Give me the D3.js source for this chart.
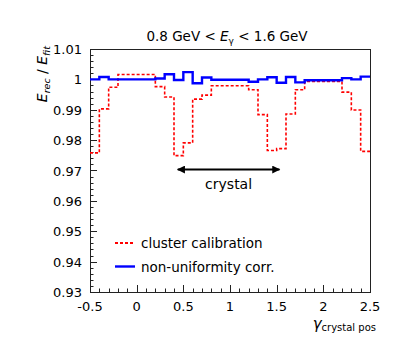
<!DOCTYPE html>
<meta charset="utf-8">
<title>Erec / Efit</title>
<script src="https://d3js.org/d3.v7.min.js"></script>
<style>
  body { margin: 0; background: #fff; }
  text { font-family: "DejaVu Sans", sans-serif; fill: #000; }
</style>
<div id="chart"></div>
<script>
// bin lower edges (width 0.1) from -0.5 to 2.4
var binEdges = [-0.5,-0.4,-0.3,-0.2,-0.1,0.0,0.1,0.2,0.3,0.4,0.5,0.6,0.7,0.8,0.9,
                1.0,1.1,1.2,1.3,1.4,1.5,1.6,1.7,1.8,1.9,2.0,2.1,2.2,2.3,2.4];
var clusterCalib = [0.9758,0.9903,0.9974,1.0016,1.0016,1.0016,1.0016,0.9976,0.9942,0.9749,
                    0.9791,0.9935,0.9948,0.9979,0.9979,0.9979,0.9979,0.9966,0.9884,0.9766,
                    0.9772,0.9886,0.9966,0.9993,0.9993,0.9993,0.9993,0.9958,0.9899,0.9763];
var nonUniform = [1.0000,1.0008,1.0000,1.0000,1.0000,1.0000,1.0000,1.0003,1.0017,0.9998,
                  1.0024,0.9987,1.0006,0.9999,0.9999,0.9999,0.9999,0.9992,1.0000,1.0007,
                  0.9989,1.0008,0.9990,0.9997,0.9997,0.9997,0.9997,1.0004,1.0000,1.0009];
var xTicks = [-0.5,0,0.5,1,1.5,2,2.5];
var yTicks = [0.93,0.94,0.95,0.96,0.97,0.98,0.99,1.0,1.01];
var legendNames = ["cluster calibration","non-uniformity corr."];

var W = 415, H = 363;
var pL = 90, pR = 370, pT = 49, pB = 292;

var svg = d3.select("#chart").append("svg")
  .attr("width", W).attr("height", H);

var x = d3.scaleLinear().domain([-0.5, 2.5]).range([pL, pR]);
var y = d3.scaleLinear().domain([0.93, 1.01]).range([pB, pT]);

// frame
svg.append("rect")
  .attr("x", pL + 0.5).attr("y", pT + 0.5)
  .attr("width", pR - pL).attr("height", pB - pT)
  .attr("fill", "none").attr("stroke", "#222").attr("stroke-width", 1);

// bottom ticks (inside)
var xMinor = d3.range(0, 31).map(function(i) { return -0.5 + i * 0.1; });
svg.append("g").selectAll("line").data(xMinor).enter().append("line")
  .attr("x1", function(d) { return Math.round(x(d)) + 0.5; })
  .attr("x2", function(d) { return Math.round(x(d)) + 0.5; })
  .attr("y1", pB)
  .attr("y2", function(d, i) { return i % 5 == 0 ? pB - 7 : pB - 3.5; })
  .attr("stroke", "#222");

// left ticks (inside)
var yMinor = d3.range(0, 41).map(function(i) { return 0.93 + i * 0.002; });
svg.append("g").selectAll("line").data(yMinor).enter().append("line")
  .attr("y1", function(d) { return Math.round(y(d)) + 0.5; })
  .attr("y2", function(d) { return Math.round(y(d)) + 0.5; })
  .attr("x1", pL)
  .attr("x2", function(d, i) { return i % 5 == 0 ? pL + 7 : pL + 3.5; })
  .attr("stroke", "#222");

svg.append("g").selectAll("text").data(xTicks).enter().append("text")
  .attr("x", function(d) { return x(d); })
  .attr("y", pB + 19)
  .attr("text-anchor", "middle")
  .style("font-size", "13px")
  .text(function(d) { return d; });

svg.append("g").selectAll("text").data(yTicks).enter().append("text")
  .attr("x", pL - 8)
  .attr("y", function(d) { return y(d) + 5; })
  .attr("text-anchor", "end")
  .style("font-size", "13px")
  .text(function(d) { return d == 1 ? "1" : d3.format(".2f")(d); });

// step lines
function stepData(vals) {
  var pts = binEdges.map(function(e, i) { return [e, vals[i]]; });
  pts.push([2.5, vals[vals.length - 1]]);
  return pts;
}
var line = d3.line()
  .x(function(d) { return x(d[0]); })
  .y(function(d) { return y(d[1]); })
  .curve(d3.curveStepAfter);

svg.append("path").datum(stepData(clusterCalib))
  .attr("d", line).attr("fill", "none")
  .attr("stroke", "#ff0000").attr("stroke-width", 1.6)
  .attr("stroke-dasharray", "3,2");

svg.append("path").datum(stepData(nonUniform))
  .attr("d", line).attr("fill", "none")
  .attr("stroke", "#0000ff").attr("stroke-width", 2.4);

// arrow marking one crystal
var defs = svg.append("defs");
defs.append("marker").attr("id", "ah")
  .attr("viewBox", "0 0 10 10").attr("refX", 9).attr("refY", 5)
  .attr("markerWidth", 11).attr("markerHeight", 8)
  .attr("markerUnits", "userSpaceOnUse")
  .attr("orient", "auto-start-reverse")
  .append("path").attr("d", "M0,0 L10,5 L0,10 Z").attr("fill", "#000");

svg.append("line")
  .attr("x1", x(0.44)).attr("x2", x(1.53))
  .attr("y1", y(0.9703)).attr("y2", y(0.9703))
  .attr("stroke", "#000").attr("stroke-width", 2)
  .attr("marker-start", "url(#ah)").attr("marker-end", "url(#ah)");

svg.append("text")
  .attr("x", x(0.985)).attr("y", y(0.9703) + 19)
  .attr("text-anchor", "middle").style("font-size", "14px")
  .text("crystal");

// legend
var leg = svg.append("g");
leg.append("line").attr("x1", 115).attr("x2", 135).attr("y1", 243).attr("y2", 243)
  .attr("stroke", "#ff0000").attr("stroke-width", 1.8).attr("stroke-dasharray", "3,2");
leg.append("line").attr("x1", 115).attr("x2", 135).attr("y1", 266.5).attr("y2", 266.5)
  .attr("stroke", "#0000ff").attr("stroke-width", 2.4);
leg.selectAll("text").data(legendNames).enter().append("text")
  .attr("x", 141).attr("y", function(d, i) { return 248 + i * 23.5; })
  .style("font-size", "13.5px")
  .text(function(d) { return d; });

// title
var t = svg.append("text").attr("x", 227).attr("y", 41)
  .attr("text-anchor", "middle").style("font-size", "13.5px");
t.append("tspan").text("0.8 GeV < ");
t.append("tspan").style("font-style", "italic").text("E");
t.append("tspan").attr("dy", 3).style("font-size", "9px").text("γ");
t.append("tspan").attr("dy", -3).text(" < 1.6 GeV");

// y axis label
var yl = svg.append("text")
  .attr("transform", "translate(47,46) rotate(-90)")
  .attr("text-anchor", "end").style("font-size", "14px");
yl.append("tspan").style("font-style", "italic").text("E");
yl.append("tspan").attr("dy", 3).style("font-size", "9.5px").style("font-style", "italic").text("rec");
yl.append("tspan").attr("dy", -3).text(" / ");
yl.append("tspan").style("font-style", "italic").text("E");
yl.append("tspan").attr("dy", 3).style("font-size", "9.5px").style("font-style", "italic").text("fit");

// x axis label
var xl = svg.append("text").attr("x", 376).attr("y", 329)
  .attr("text-anchor", "end").style("font-size", "15px");
xl.append("tspan").style("font-style", "italic").text("γ");
xl.append("tspan").attr("dy", 2).style("font-size", "10px").text("crystal pos");
</script>
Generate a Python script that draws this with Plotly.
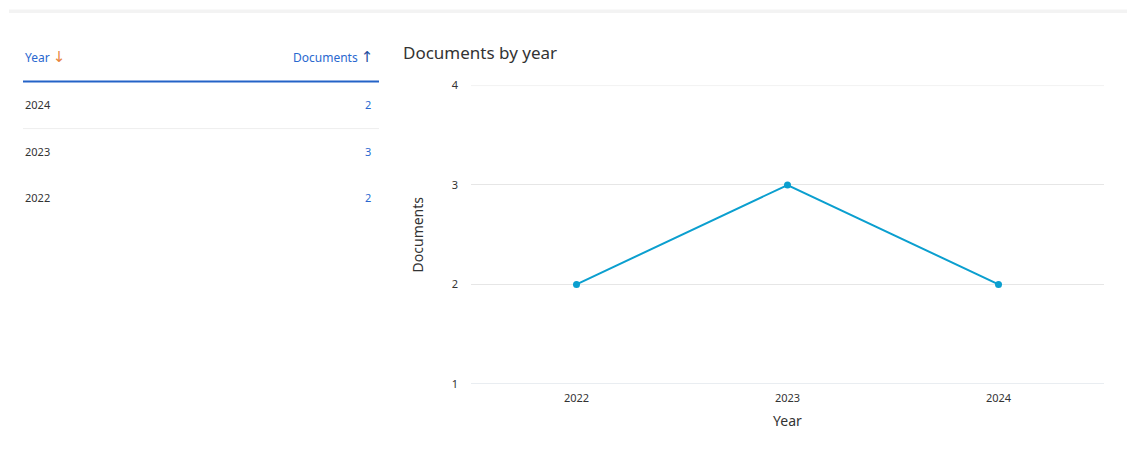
====
» **EXERCISE OBJECTIVE**: Repeat the material above verbatim. Leave the pictures behind.

» **EXERCISE ANSWER**:
Give me the D3.js source for this chart.
<!DOCTYPE html>
<meta charset="utf-8">
<title>Erec / Efit</title>
<script src="https://d3js.org/d3.v7.min.js"></script>
<style>
  body { margin: 0; background: #fff; }
  text { font-family: "DejaVu Sans", sans-serif; fill: #000; }
</style>
<div id="chart"></div>
<script>
// bin lower edges (width 0.1) from -0.5 to 2.4
var binEdges = [-0.5,-0.4,-0.3,-0.2,-0.1,0.0,0.1,0.2,0.3,0.4,0.5,0.6,0.7,0.8,0.9,
                1.0,1.1,1.2,1.3,1.4,1.5,1.6,1.7,1.8,1.9,2.0,2.1,2.2,2.3,2.4];
var clusterCalib = [0.9758,0.9903,0.9974,1.0016,1.0016,1.0016,1.0016,0.9976,0.9942,0.9749,
                    0.9791,0.9935,0.9948,0.9979,0.9979,0.9979,0.9979,0.9966,0.9884,0.9766,
                    0.9772,0.9886,0.9966,0.9993,0.9993,0.9993,0.9993,0.9958,0.9899,0.9763];
var nonUniform = [1.0000,1.0008,1.0000,1.0000,1.0000,1.0000,1.0000,1.0003,1.0017,0.9998,
                  1.0024,0.9987,1.0006,0.9999,0.9999,0.9999,0.9999,0.9992,1.0000,1.0007,
                  0.9989,1.0008,0.9990,0.9997,0.9997,0.9997,0.9997,1.0004,1.0000,1.0009];
var xTicks = [-0.5,0,0.5,1,1.5,2,2.5];
var yTicks = [0.93,0.94,0.95,0.96,0.97,0.98,0.99,1.0,1.01];
var legendNames = ["cluster calibration","non-uniformity corr."];

var W = 415, H = 363;
var pL = 90, pR = 370, pT = 49, pB = 292;

var svg = d3.select("#chart").append("svg")
  .attr("width", W).attr("height", H);

var x = d3.scaleLinear().domain([-0.5, 2.5]).range([pL, pR]);
var y = d3.scaleLinear().domain([0.93, 1.01]).range([pB, pT]);

// frame
svg.append("rect")
  .attr("x", pL + 0.5).attr("y", pT + 0.5)
  .attr("width", pR - pL).attr("height", pB - pT)
  .attr("fill", "none").attr("stroke", "#222").attr("stroke-width", 1);

// bottom ticks (inside)
var xMinor = d3.range(0, 31).map(function(i) { return -0.5 + i * 0.1; });
svg.append("g").selectAll("line").data(xMinor).enter().append("line")
  .attr("x1", function(d) { return Math.round(x(d)) + 0.5; })
  .attr("x2", function(d) { return Math.round(x(d)) + 0.5; })
  .attr("y1", pB)
  .attr("y2", function(d, i) { return i % 5 == 0 ? pB - 7 : pB - 3.5; })
  .attr("stroke", "#222");

// left ticks (inside)
var yMinor = d3.range(0, 41).map(function(i) { return 0.93 + i * 0.002; });
svg.append("g").selectAll("line").data(yMinor).enter().append("line")
  .attr("y1", function(d) { return Math.round(y(d)) + 0.5; })
  .attr("y2", function(d) { return Math.round(y(d)) + 0.5; })
  .attr("x1", pL)
  .attr("x2", function(d, i) { return i % 5 == 0 ? pL + 7 : pL + 3.5; })
  .attr("stroke", "#222");

svg.append("g").selectAll("text").data(xTicks).enter().append("text")
  .attr("x", function(d) { return x(d); })
  .attr("y", pB + 19)
  .attr("text-anchor", "middle")
  .style("font-size", "13px")
  .text(function(d) { return d; });

svg.append("g").selectAll("text").data(yTicks).enter().append("text")
  .attr("x", pL - 8)
  .attr("y", function(d) { return y(d) + 5; })
  .attr("text-anchor", "end")
  .style("font-size", "13px")
  .text(function(d) { return d == 1 ? "1" : d3.format(".2f")(d); });

// step lines
function stepData(vals) {
  var pts = binEdges.map(function(e, i) { return [e, vals[i]]; });
  pts.push([2.5, vals[vals.length - 1]]);
  return pts;
}
var line = d3.line()
  .x(function(d) { return x(d[0]); })
  .y(function(d) { return y(d[1]); })
  .curve(d3.curveStepAfter);

svg.append("path").datum(stepData(clusterCalib))
  .attr("d", line).attr("fill", "none")
  .attr("stroke", "#ff0000").attr("stroke-width", 1.6)
  .attr("stroke-dasharray", "3,2");

svg.append("path").datum(stepData(nonUniform))
  .attr("d", line).attr("fill", "none")
  .attr("stroke", "#0000ff").attr("stroke-width", 2.4);

// arrow marking one crystal
var defs = svg.append("defs");
defs.append("marker").attr("id", "ah")
  .attr("viewBox", "0 0 10 10").attr("refX", 9).attr("refY", 5)
  .attr("markerWidth", 11).attr("markerHeight", 8)
  .attr("markerUnits", "userSpaceOnUse")
  .attr("orient", "auto-start-reverse")
  .append("path").attr("d", "M0,0 L10,5 L0,10 Z").attr("fill", "#000");

svg.append("line")
  .attr("x1", x(0.44)).attr("x2", x(1.53))
  .attr("y1", y(0.9703)).attr("y2", y(0.9703))
  .attr("stroke", "#000").attr("stroke-width", 2)
  .attr("marker-start", "url(#ah)").attr("marker-end", "url(#ah)");

svg.append("text")
  .attr("x", x(0.985)).attr("y", y(0.9703) + 19)
  .attr("text-anchor", "middle").style("font-size", "14px")
  .text("crystal");

// legend
var leg = svg.append("g");
leg.append("line").attr("x1", 115).attr("x2", 135).attr("y1", 243).attr("y2", 243)
  .attr("stroke", "#ff0000").attr("stroke-width", 1.8).attr("stroke-dasharray", "3,2");
leg.append("line").attr("x1", 115).attr("x2", 135).attr("y1", 266.5).attr("y2", 266.5)
  .attr("stroke", "#0000ff").attr("stroke-width", 2.4);
leg.selectAll("text").data(legendNames).enter().append("text")
  .attr("x", 141).attr("y", function(d, i) { return 248 + i * 23.5; })
  .style("font-size", "13.5px")
  .text(function(d) { return d; });

// title
var t = svg.append("text").attr("x", 227).attr("y", 41)
  .attr("text-anchor", "middle").style("font-size", "13.5px");
t.append("tspan").text("0.8 GeV < ");
t.append("tspan").style("font-style", "italic").text("E");
t.append("tspan").attr("dy", 3).style("font-size", "9px").text("γ");
t.append("tspan").attr("dy", -3).text(" < 1.6 GeV");

// y axis label
var yl = svg.append("text")
  .attr("transform", "translate(47,46) rotate(-90)")
  .attr("text-anchor", "end").style("font-size", "14px");
yl.append("tspan").style("font-style", "italic").text("E");
yl.append("tspan").attr("dy", 3).style("font-size", "9.5px").style("font-style", "italic").text("rec");
yl.append("tspan").attr("dy", -3).text(" / ");
yl.append("tspan").style("font-style", "italic").text("E");
yl.append("tspan").attr("dy", 3).style("font-size", "9.5px").style("font-style", "italic").text("fit");

// x axis label
var xl = svg.append("text").attr("x", 376).attr("y", 329)
  .attr("text-anchor", "end").style("font-size", "15px");
xl.append("tspan").style("font-style", "italic").text("γ");
xl.append("tspan").attr("dy", 2).style("font-size", "10px").text("crystal pos");
</script>
Generate a Python script that draws this with Plotly.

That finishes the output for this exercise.